In yesterday's technology section of The New York Times an article was published titled, " Let Computers Compute. It’s the Age of the Right Brain". I don't know how to take it. First it crosses my mind how wonderful it is that large companies and the computer age so set in logical processing are investing in the creative end of the right side of the brain. One of the 'morals to the story' as they call it is that when people focus on the right side of their brain,

"There’s power in making career choices for fundamental reasons, such as doing something you love, instead of instrumental reasons, like hoping a job will be a steppingstone to something else."

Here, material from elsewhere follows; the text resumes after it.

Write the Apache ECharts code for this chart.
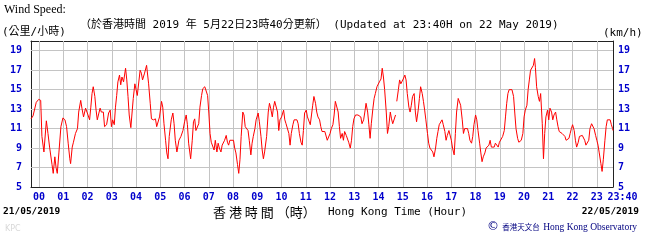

That is important. I always value people who do things because they love them and not because it gets them a grade or a bigger paycheck. Yet, there is something about ignoring the left side of the brain that scares me. Where the advent of computers certainly lets some of that logical thinking off the shoulders of humans it arguably needed a lot of creativity in order to create the computers in the first place. I recall a book I read a few years ago, Plowing the Dark by Richard Powers, that to me integrates a lot of that left brain thinking with right brain thinking. In the book virtual reality designers, and a special artist look to create a space called 'the Cavern' where are can take form. Many of these virtual reality art pieces look just like the original. The virtual reality researchers are sharply countered by the story of one many held prison in a war torn country with little stimulation at all.

I think I just figured out the meaning of the book.

It's not about the left side, the right side, and the left side versus the right side but how the two interact and compliment each other. Yes, people tend to prefer one side to the other but both the logical and creative need to be stimulated in order to create masterpieces like 'the Cavern' in Plowing the Dark. Whether you are getting your BFA or MBA in order to truly excel to the top of your field, and probably to gain satisfaction, you need both. Okay, so not everybody is going to be a revolutionary in their career of choice but why not train kids early on to use both sides, or lots of sides as Gardner might argue.

Between the left side of the brain and the right side of the brain lies the corpus callosum. Where the left side used to be favored there is no reason now to focus solely on the right. People were born with thousands of nerves connecting the two, and that is the way it should ideally be.